Understanding the .de DNSSEC Outage: Lessons in DNS Security
On May 5, 2026, a critical DNSSEC misconfiguration by DENIC caused widespread disruptions across the .de TLD. This incident highlighted the importance and fragility of DNSSEC's chain of trust. In this Q&A, we break down the event, explain how DNSSEC works, and discuss the response measures. For a deeper dive into the fundamentals, see What is DNSSEC?.
What is DNSSEC and how does it protect DNS records?
DNSSEC, or Domain Name System Security Extensions, adds a layer of cryptographic authentication to DNS. Unlike encryption protocols such as DNS over TLS, which focus on privacy, DNSSEC ensures data integrity. Each set of DNS records is accompanied by a digital signature (RRSIG record) that a resolver can use to verify the records haven't been tampered with during transmission or caching. This means even cached responses remain verifiable, as signatures travel with the records they protect. DNSSEC proves authenticity without hiding the actual content, making it a vital tool against spoofing and cache poisoning attacks.

How does the DNSSEC chain of trust work from root to domain?
The chain of trust is the backbone of DNSSEC validation. It begins at the root zone, whose trust anchor is hard-coded into resolvers, and extends downward. Each parent zone publishes a Delegation Signer (DS) record containing a cryptographic hash of a child zone's public key. When a resolver validates example.de, it verifies that the root trusts .de, and .de trusts example.de. A break anywhere in this chain causes all domains below that point to fail validation. This is why a misconfiguration at a TLD like .de can make every .de domain unreachable for validating resolvers.
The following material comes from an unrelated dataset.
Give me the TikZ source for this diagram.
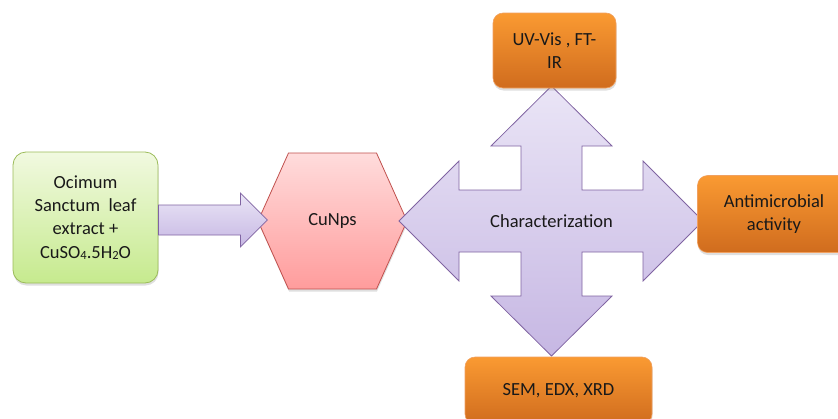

What caused the .de TLD outage on May 5, 2026?
At approximately 19:30 UTC on May 5, 2026, DENIC—the registry operator for the .de ccTLD—began publishing incorrect DNSSEC signatures for the .de zone. These signatures were invalid, meaning any validating DNS resolver (like Cloudflare's 1.1.1.1) had no choice but to reject them per the DNSSEC specification. This forced resolvers to return a SERVFAIL error to clients querying any domain under .de. The incident demonstrated how even a single misconfiguration at the registry level can cascade into a massive outage, given .de is one of the most queried TLDs globally.
Why did this outage affect millions of domains under .de?
The .de country-code top-level domain is among the largest on the Internet, consistently ranking high in query volume on platforms like Cloudflare Radar. Because DNSSEC validation is hierarchical, an error at the TLD level invalidates the entire chain of trust for all domains beneath it. When a resolver like 1.1.1.1 receives bad signatures from the .de zone, it cannot verify any domain ending in .de. Since millions of websites and services rely on .de, the impact was immediate and widespread, making those domains unreachable for users relying on validating resolvers.

How did Cloudflare's 1.1.1.1 respond to the invalid signatures?
Cloudflare's 1.1.1.1 is a validating DNS resolver that strictly follows the DNSSEC specification. When it encountered the incorrect signatures from DENIC, it was forced to reject them and return SERVFAIL for all queries to .de domains. This meant that users of 1.1.1.1 could not access any .de website, email, or service until a mitigation was applied. The resolver's behavior was correct under the DNSSEC rules, but it highlighted the tension between security strictness and availability during registry errors.
What temporary mitigations were implemented while DENIC fixed the issue?
While DENIC worked to correct the misconfiguration, Cloudflare applied a temporary workaround: they disabled DNSSEC validation specifically for the .de zone on 1.1.1.1. This allowed resolvers to accept unsigned or improperly signed records for .de domains, effectively bypassing the failed chain of trust. The move prioritized accessibility over strict DNSSEC verification. Once DENIC restored correct signatures, Cloudflare re-enabled validation for .de. This incident underscored the need for quick, coordinated responses between registries and resolver operators to minimize user impact during similar events.
What are Zone Signing Keys and Key Signing Keys, and why does KSK rotation require parent zone coordination?
In DNSSEC, two types of cryptographic keys are used: Zone Signing Keys (ZSK) and Key Signing Keys (KSK). The ZSK signs the zone's actual records and can be rotated relatively easily—just generate a new key, re-sign, and wait for caches to expire. The KSK signs the ZSK itself, and its public key is anchored by the parent zone's DS record. Rotating a KSK is more complex because the parent's DS record must be updated to reflect the new key, often requiring coordination with the registry or registrar. During such rotations, a critical window exists where old and new keys overlap. If signatures are published with a key that resolvers cannot verify against the published DNSKEY records, validation fails—much like the .de incident, though there the error was signature misconfiguration rather than a failed key rotation.